Citation: Decker JE, McKay SD, Rolf MM, Kim J, Molina Alcalá A, et al. (2014) Worldwide Patterns of Ancestry, Divergence, and Admixture in Domesticated Cattle. PLoS Genet 10(3): e1004254. doi:10.1371/journal.pgen.1004254
I am a man of a particular age, old enough to remember when the idea of thousands of what were then quaintly termed ‘molecular markers’ would have left one aghast as the surfeit of data. Today the term “post-genomic” almost strikes me as anachronistic as the “information superhighway.” This is not the post-genomic era, it just is, the wildest dreams that were are. But the glorious present of data abundance is not without its limitations and pitfalls. As a friend explained once, bioinformaticians just “do stuff,” sometimes without understanding why they do stuff. Somewhere along the way the bio part seems to have been forgotten in the hurry to assemble the next organism as the machine demands more and more for its hungry maw. But the mechanical monster slurping through the fire hose of data with a hacked together chimera of a regular expression isn’t without some purpose. Many biologists with an interest in evolution have a dream of dense marker painting vast swaths of the tree of life, an empire of phyolgenetic information to be conquered.
But these vistas need some context, a horizon of information about the organism. This came to mind when I read Jared Decker’s new paper on the phylogenetics of domestic cattle, Worldwide Patterns of Ancestry, Divergence, and Admixture in Domesticated Cattle. In many ways it is a straightforward paper. You can see discussions on the earlier iterations over at Haldane’s Sieve (the preprint process seems to have worked to make it a more robust and clear publication from what I can tell!). Decker utilizes some straightforward methods (at least straightforward in 2014) on a very large SNP marker data set with expansive geographic coverage. In particular, TreeMix, Admixture, and PCA. With about ~40,000 SNPs these packages should blast through the data rather quickly (I’ve used all of them with this marker density, and sample sizes of approximately the size of the one Decker has).

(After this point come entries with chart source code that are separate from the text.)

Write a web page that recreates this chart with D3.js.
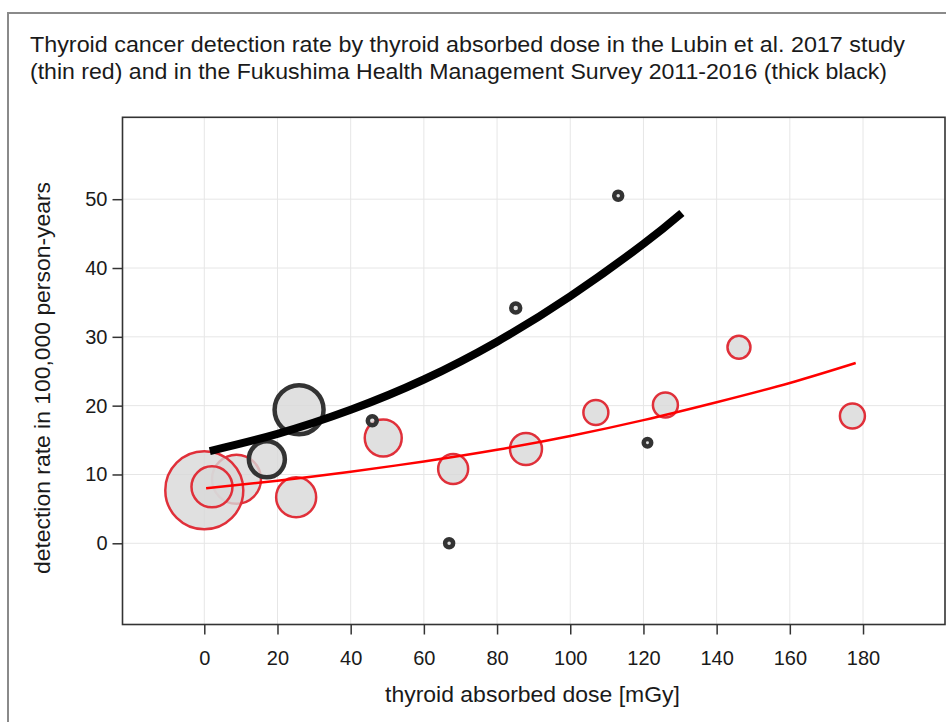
<!DOCTYPE html>
<html>
<head>
<meta charset="utf-8">
<script src="https://cdn.jsdelivr.net/npm/d3@7"></script>
<style>
  html, body { margin: 0; padding: 0; background: #fff; }
  svg { display: block; }
  text { font-family: "Liberation Sans", Arial, sans-serif; fill: #1a1a1a; }
</style>
</head>
<body>
<svg id="chart" width="946" height="722"></svg>
<script>
// ---------- data ----------
const titleLines = [
  "Thyroid cancer detection rate by thyroid absorbed dose in the Lubin et al. 2017 study",
  "(thin red) and in the Fukushima Health Management Survey 2011-2016 (thick black)"
];
const xLabel = "thyroid absorbed dose [mGy]";
const yLabel = "detection rate in 100,000 person-years";

const xTicks = [0, 20, 40, 60, 80, 100, 120, 140, 160, 180];
const yTicks = [0, 10, 20, 30, 40, 50];

// Lubin et al. 2017 groups: dose, rate, relative weight (bubble area)
const lubinDose   = [8.8, 0.0, 2.1, 25.1, 48.9, 68.0, 87.9, 107.0, 126.0, 146.1, 177.1];
const lubinRate   = [9.3, 7.7, 8.2, 6.7, 15.3, 10.8, 13.7, 19.0, 20.1, 28.5, 18.5];
const lubinWeight = [600, 1521, 420, 400, 342, 225, 256, 156, 156, 132, 156];

// Fukushima Health Management Survey groups
const fhmsDose   = [17.1, 25.9, 45.9, 66.9, 85.1, 113.1, 121.1];
const fhmsRate   = [12.2, 19.4, 17.8, 0.0, 34.2, 50.5, 14.6];
const fhmsWeight = [324, 600, 20, 16, 20, 16, 14];

// fitted curves
const lubinFitDose = [0.5, 20, 40, 60, 80, 100, 120, 140, 160, 178];
const lubinFitRate = [8.0, 9.1, 10.4, 11.9, 13.6, 15.6, 17.9, 20.5, 23.3, 26.2];
const fhmsFitDose  = [1.5, 20, 40, 60, 80, 100, 120, 130.5];
const fhmsFitRate  = [13.4, 15.9, 19.4, 23.8, 29.3, 35.9, 43.5, 48.0];

// ---------- chart ----------
const svg = d3.select("#chart");
const W = 946, H = 722;
const plot = { left: 122.5, right: 945, top: 117.3, bottom: 624.5 };

const x = d3.scaleLinear().domain([-22.35, 202.4]).range([plot.left, plot.right]);
const y = d3.scaleLinear().domain([-11.8, 61.9]).range([plot.bottom, plot.top]);
const r = d3.scaleSqrt().domain([0, 1600]).range([0, 40]);

// outer frame
svg.append("rect")
  .attr("x", 8).attr("y", 13)
  .attr("width", W + 20).attr("height", H + 20)
  .attr("fill", "none").attr("stroke", "#8a8a8a").attr("stroke-width", 2);

// title
const titleWidths = [875, 857];
svg.selectAll("text.title").data(titleLines).join("text")
  .attr("class", "title")
  .attr("x", 30)
  .attr("y", (d, i) => 52 + i * 27)
  .attr("font-size", 22.5)
  .attr("textLength", (d, i) => titleWidths[i])
  .attr("lengthAdjust", "spacingAndGlyphs")
  .text(d => d);

// grid
const g = svg.append("g");
g.selectAll("line.vg").data(xTicks).join("line")
  .attr("x1", d => x(d)).attr("x2", d => x(d))
  .attr("y1", plot.top).attr("y2", plot.bottom)
  .attr("stroke", "#e6e6e6").attr("stroke-width", 1);
g.selectAll("line.hg").data(yTicks).join("line")
  .attr("x1", plot.left).attr("x2", plot.right)
  .attr("y1", d => y(d)).attr("y2", d => y(d))
  .attr("stroke", "#e6e6e6").attr("stroke-width", 1);

// axes
const xAxis = svg.append("g")
  .attr("transform", `translate(0,${plot.bottom})`)
  .call(d3.axisBottom(x).tickValues(xTicks).tickSize(10).tickPadding(16).tickFormat(d3.format("d")));
const yAxis = svg.append("g")
  .attr("transform", `translate(${plot.left},0)`)
  .call(d3.axisLeft(y).tickValues(yTicks).tickSize(10).tickPadding(5).tickFormat(d3.format("d")));
[xAxis, yAxis].forEach(a => {
  a.select(".domain").remove();
  a.selectAll(".tick line").attr("stroke", "#333").attr("stroke-width", 1.5);
  a.selectAll(".tick text")
    .attr("font-family", '"Liberation Sans", Arial, sans-serif')
    .attr("font-size", 20).attr("fill", "#222");
});

// plot border
svg.append("rect")
  .attr("x", plot.left).attr("y", plot.top)
  .attr("width", plot.right - plot.left).attr("height", plot.bottom - plot.top)
  .attr("fill", "none").attr("stroke", "#333").attr("stroke-width", 1.6);

// axis labels
svg.append("text")
  .attr("x", 385).attr("y", 702)
  .attr("font-size", 22)
  .attr("textLength", 295).attr("lengthAdjust", "spacingAndGlyphs")
  .text(xLabel);
svg.append("text")
  .attr("transform", `translate(50,574) rotate(-90)`)
  .attr("font-size", 22)
  .attr("textLength", 392).attr("lengthAdjust", "spacingAndGlyphs")
  .text(yLabel);

// bubbles
const lubin = lubinDose.map((d, i) => ({ x: d, y: lubinRate[i], w: lubinWeight[i] }));
const fhms = fhmsDose.map((d, i) => ({ x: d, y: fhmsRate[i], w: fhmsWeight[i] }));

svg.append("g").selectAll("circle").data(lubin).join("circle")
  .attr("cx", d => x(d.x)).attr("cy", d => y(d.y)).attr("r", d => r(d.w))
  .attr("fill", "#d8d8d8").attr("fill-opacity", 0.8)
  .attr("stroke", "#e0303a").attr("stroke-width", 2.5);

svg.append("g").selectAll("circle").data(fhms).join("circle")
  .attr("cx", d => x(d.x)).attr("cy", d => y(d.y)).attr("r", d => r(d.w))
  .attr("fill", "#d8d8d8").attr("fill-opacity", 0.8)
  .attr("stroke", "#333").attr("stroke-width", 4.5);

// fitted curves
const line = d3.line().x(d => x(d[0])).y(d => y(d[1])).curve(d3.curveNatural);
svg.append("path")
  .datum(lubinFitDose.map((d, i) => [d, lubinFitRate[i]]))
  .attr("d", line).attr("fill", "none")
  .attr("stroke", "#ff0000").attr("stroke-width", 2.5);
svg.append("path")
  .datum(fhmsFitDose.map((d, i) => [d, fhmsFitRate[i]]))
  .attr("d", line).attr("fill", "none")
  .attr("stroke", "#000").attr("stroke-width", 8);
</script>
</body>
</html>
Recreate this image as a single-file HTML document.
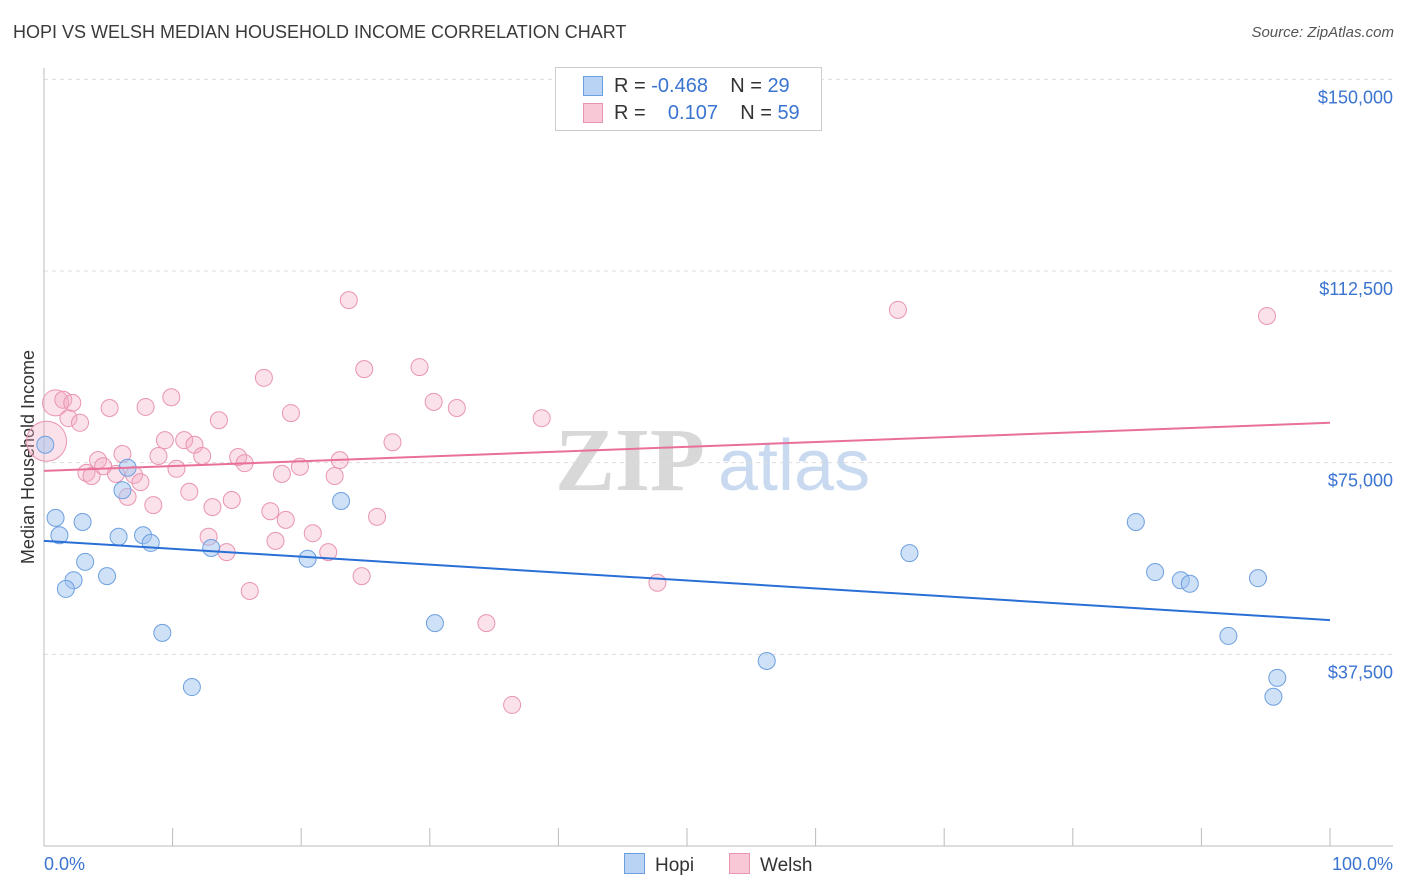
<!DOCTYPE html>
<html><head><meta charset="utf-8"><style>
body{margin:0;background:#fff;font-family:"Liberation Sans",sans-serif;}
#wrap{position:relative;width:1406px;height:892px;overflow:hidden}
.t{position:absolute;white-space:nowrap}
</style></head><body>
<div id="wrap">
<div class="t" style="left:13px;top:22px;font-size:18px;color:#3a3a3a">HOPI VS WELSH MEDIAN HOUSEHOLD INCOME CORRELATION CHART</div>
<div class="t" style="right:12px;top:24px;font-size:15px;font-style:italic;color:#555">Source: ZipAtlas.com</div>
<svg id="svg" width="1406" height="892" style="position:absolute;left:0;top:0"></svg>
</div>
<script>
const hopiX=[0.1,0.9,1.2,3.0,2.3,1.7,3.2,4.9,6.5,5.8,7.7,8.3,9.2,11.5,13.0,20.5,23.1,30.4,56.2,67.3,84.9,86.4,88.4,89.1,92.1,94.4,95.9,95.6,6.1];
const hopiY=[78.5,64.2,60.8,63.4,52.0,50.3,55.6,52.8,74.0,60.5,60.8,59.3,41.7,31.1,58.3,56.2,67.5,43.6,36.2,57.3,63.4,53.6,52.0,51.3,41.1,52.4,32.9,29.2,69.6];
const welshX=[0.2,0.9,1.5,2.2,1.9,2.8,3.3,3.7,4.2,4.6,5.1,6.1,5.6,6.5,7.0,7.5,7.9,8.5,8.9,9.4,9.9,10.3,10.9,11.3,11.7,12.3,12.8,13.1,13.6,14.2,14.6,15.1,15.6,16.0,17.1,17.6,18.0,18.5,18.8,19.2,19.9,20.9,22.1,22.6,23.0,23.7,24.7,24.9,25.9,27.1,29.2,30.3,32.1,34.4,36.4,38.7,47.7,66.4,95.1];
const welshY=[79.2,86.7,87.3,86.7,83.7,82.8,73.0,72.4,75.5,74.3,85.7,76.7,72.8,68.3,72.6,71.2,85.9,66.7,76.3,79.4,87.8,73.8,79.4,69.3,78.5,76.3,60.5,66.3,83.3,57.5,67.7,76.1,74.9,49.9,91.6,65.5,59.7,72.8,63.8,84.7,74.2,61.2,57.5,72.4,75.5,106.8,52.8,93.3,64.4,79.0,93.7,86.9,85.7,43.6,27.6,83.7,51.5,104.9,103.7];
const hopiTrend=[59.7,44.2];
const welshTrend=[73.4,82.8];
const yTicks=[150000,112500,75000,37500];
const yTickLabels=["$150,000","$112,500","$75,000","$37,500"];

const X=p=>44+p*12.86;
const Y=v=>846-v/37.5*191.67; // v in thousands
const NS="http://www.w3.org/2000/svg";
const svg=document.getElementById('svg');
function mk(tag,attrs,parent){const e=document.createElementNS(NS,tag);for(const k in attrs)e.setAttribute(k,attrs[k]);(parent||svg).appendChild(e);return e;}

// watermark
let wm=mk('text',{x:555,y:490,'font-size':90,'font-family':'Liberation Serif,serif',fill:'#d8d8d8','font-weight':'bold'});wm.textContent='ZIP';


let wm2=mk('text',{x:718,y:490,'font-size':72,'font-family':'Liberation Sans,sans-serif',fill:'#c9daf0'});wm2.textContent='atlas';



yTicks.forEach((t,i)=>{
  const y=Y(t/1000);
  const g=mk('line',{x1:44,x2:1393,y1:y,y2:y,stroke:'#ddd','stroke-dasharray':'4,4'});
  
  
  const l=mk('text',{x:1393,y:y+24,'text-anchor':'end','font-size':18,fill:'#3b74d0'});l.textContent=yTickLabels[i];
  
  
});
let ax=mk('line',{x1:44,x2:44,y1:68,y2:846,stroke:'#bbb'});


let bx=mk('line',{x1:44,x2:1393,y1:846,y2:846,stroke:'#bbb'});


for(let i=0;i<=10;i++){
  const tk=mk('line',{x1:X(i*10),x2:X(i*10),y1:828,y2:846,stroke:'#bbb'});
  
  
}
let xl=mk('text',{x:44,y:870,'font-size':18,fill:'#3b74d0'});xl.textContent='0.0%';


let xr=mk('text',{x:1393,y:870,'font-size':18,fill:'#3b74d0','text-anchor':'end'});xr.textContent='100.0%';


let yt=mk('text',{x:34,y:457,'font-size':18,fill:'#333','text-anchor':'middle',transform:'rotate(-90 34 457)'});yt.textContent='Median Household Income';



welshX.forEach((p,i)=>{
  const r=i===0?20:(i===1?13:8.5);
  const c=mk('circle',{cx:X(p),cy:Y(welshY[i]),r:r,fill:'rgba(244,170,195,0.35)',stroke:'#e995b0','stroke-width':1});
  
  
});
hopiX.forEach((p,i)=>{
  const c=mk('circle',{cx:X(p),cy:Y(hopiY[i]),r:8.5,fill:'rgba(160,196,240,0.5)',stroke:'#6d9fe0','stroke-width':1});
  
  
});
let hl=mk('line',{x1:X(0),x2:X(100),y1:Y(hopiTrend[0]),y2:Y(hopiTrend[1]),stroke:'#2a6fd6','stroke-width':2});


let wl=mk('line',{x1:X(0),x2:X(100),y1:Y(welshTrend[0]),y2:Y(welshTrend[1]),stroke:'#e8709a','stroke-width':2});


</script>
<div class="t" style="left:555px;top:67px;width:265px;height:62px;border:1px solid #ccc;background:#fff;font-size:20px;color:#333">
 <div style="position:absolute;left:27px;top:8px;width:18px;height:18px;background:#b9d3f5;border:1px solid #6d9fe0"></div>
 <div class="t" style="left:58px;top:7px">R = <span style="color:#3b74d0">-0.468</span>&nbsp;&nbsp;&nbsp; N = <span style="color:#3b74d0">29</span></div>
 <div style="position:absolute;left:27px;top:35px;width:18px;height:18px;background:#f8c8d6;border:1px solid #e995b0"></div>
 <div class="t" style="left:58px;top:34px">R = &nbsp;&nbsp;&nbsp;<span style="color:#3b74d0">0.107</span>&nbsp;&nbsp;&nbsp; N = <span style="color:#3b74d0">59</span></div>
</div>
<div class="t" style="left:624px;top:853px;font-size:19px;color:#333"><span style="display:inline-block;width:19px;height:19px;background:#b9d3f5;border:1px solid #6d9fe0;vertical-align:-3px;margin-right:10px"></span>Hopi</div>
<div class="t" style="left:729px;top:853px;font-size:19px;color:#333"><span style="display:inline-block;width:19px;height:19px;background:#f8c8d6;border:1px solid #e995b0;vertical-align:-3px;margin-right:10px"></span>Welsh</div>
</body></html>
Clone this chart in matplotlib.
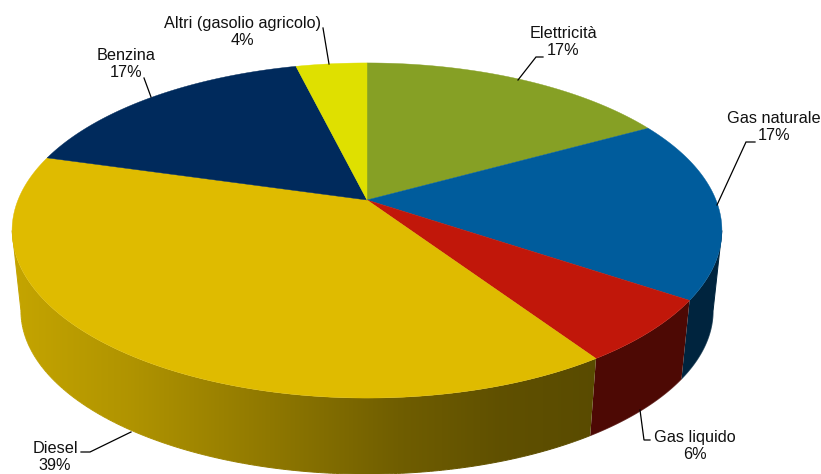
import numpy as np
import matplotlib
matplotlib.use("Agg")
import matplotlib.pyplot as plt
from matplotlib.patches import Polygon
from matplotlib.collections import LineCollection
from matplotlib.colors import to_rgb

labels = ["Elettricità", "Gas naturale", "Gas liquido", "Diesel", "Benzina", "Altri (gasolio agricolo)"]
values = [17.0, 17.4, 6.2, 38.8, 16.75, 3.85]
colors = ["#86A025", "#005C9C", "#C1170A", "#DFBB00", "#002A5C", "#DFE000"]
label_xy = [(563, 42), (774, 127), (695, 446), (55, 457), (126, 64), (242, 32)]
leaders = [
    [(518, 80), (536, 57), (543, 57)],
    [(717, 205), (746, 142), (755, 142)],
    [(640, 410), (644, 440), (650, 440)],
    [(131, 432), (90, 452), (81, 452)],
    [(151, 97), (144, 78)],
    [(329, 64), (323, 28)],
]

plt.rcParams["font.family"] = ["Liberation Sans", "DejaVu Sans"]
fig = plt.figure(figsize=(8.21, 4.74), dpi=100)
ax = fig.add_axes([0, 0, 1, 1])

CX, CY_TOP, CY_BOT = 367, 200, 281
A, B, K, S = 349, 162, 0.182, 0.975
W, H = 821, 474


def project(t, scale=1.0, cy=CY_TOP):
    u, v = np.sin(t), np.cos(t)
    d = 1 + K * v
    return CX + scale * A * u / d, cy - scale * B * v / d


def shade(x):
    return np.interp(x, [15, 130, 290, 400, 500, 600, 720], [0.88, 0.79, 0.62, 0.50, 0.43, 0.40, 0.40])


edges = np.cumsum([0] + values) / np.sum(values) * 2 * np.pi
xgrid = np.arange(W) + 0.5
T_SIDE = np.arccos(-K)  # where the rim is widest: the wall's silhouette starts here

for i, col in enumerate(colors):
    lo, hi = max(edges[i], T_SIDE), min(edges[i + 1], 2 * np.pi - T_SIDE)
    if lo >= hi:
        continue
    ts = np.linspace(lo, hi, 200)
    xt, yt = project(ts)
    xb, yb = project(ts, S, CY_BOT)
    base = np.array(to_rgb(col))
    grad = (base[None, :] * shade(xgrid)[:, None])[None, :, :]
    im = ax.imshow(grad, extent=(0, W, H, 0), aspect="auto", interpolation="nearest", zorder=1)
    poly = Polygon(list(zip(xt, yt)) + list(zip(xb[::-1], yb[::-1])), closed=True,
                   transform=ax.transData, facecolor="none", edgecolor="none")
    ax.add_patch(poly)
    im.set_clip_path(poly)
    # smooth the outline of the wall: bottom rim and, at the two ends, the side edge
    ox, oy = xb, yb
    if lo == T_SIDE:
        ox, oy = np.r_[xt[0], ox], np.r_[yt[0], oy]
    if hi == 2 * np.pi - T_SIDE:
        ox, oy = np.r_[ox, xt[-1]], np.r_[oy, yt[-1]]
    segs = np.stack([np.column_stack([ox[:-1], oy[:-1]]), np.column_stack([ox[1:], oy[1:]])], axis=1)
    cols = [tuple(base * shade((a + b) / 2)) for a, b in zip(ox[:-1], ox[1:])]
    ax.add_collection(LineCollection(segs, colors=cols, linewidths=0.7, zorder=1.5))

for i, col in enumerate(colors):
    ts = np.linspace(edges[i], edges[i + 1], 200)
    xs, ys = project(ts)
    pts = [(CX, CY_TOP)] + list(zip(xs, ys))
    ax.add_patch(Polygon(pts, closed=True, facecolor=col, edgecolor=col, linewidth=0.3, zorder=2))

for line in leaders:
    lx, ly = zip(*line)
    ax.plot(lx, ly, color="black", lw=0.9, zorder=3, solid_joinstyle="miter")

for name, val, (x, y) in zip(labels, values, label_xy):
    ax.text(x, y, f"{name}\n{val:.0f}%", ha="center", va="center", fontsize=11.7,
            color="#111111", linespacing=1.2, zorder=4)

ax.set_xlim(0, W)
ax.set_ylim(H, 0)
ax.axis("off")
fig.savefig("out.png", dpi=100, facecolor="white")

You can read the whole paper yourself since it is open access. To me it seems to reiterate that cattle truly are cattle, to be pulled and prodded and traded at the whim of human beings. The fact that many East African cattle have predominantly Indian heritage (one of the two major clades) illustrates the fact that domestic animals exhibit the protean tendencies of human culture, rather than biological organisms which are governed by standard geographical and morphological diversification through conventional population genetic pressures. But I have to still admit that much of the narrative force of this paper escapes me because I lack understanding of the cattle at a level beyond the plainly statistical genetic. In other words, the organism matters. Cattle geneticists who may “hum through” the plots may still be able to grasp the force of argument with a greater clarity because their understanding of the topic is fundamentally thicker than that of outsiders. Many of the paper’s inferences from genetic data clearly draw their plausibility from elements of natural history which bovine biologists would take for granted.
And this is just the beginning. Over the next decade it seems inevitable that the clusters at the heart of “genomics cores” across the world will be gorging on whole sequences of thousands of individuals for many organisms. It will be a “flood the zone” era for attempting to understand the tree of life. An army of bioinformaticists will be thrown at the data in human waves, absorbing shock after shock, slowly transforming the ad hoc kludge pipelines of the pre-Model T era of genomics into simpler turnkey solutions. And then the biology will come back to the fore, and the deep wellspring of knowledge by those who focus on specific organisms and is going to be the essence of the enterprise once more.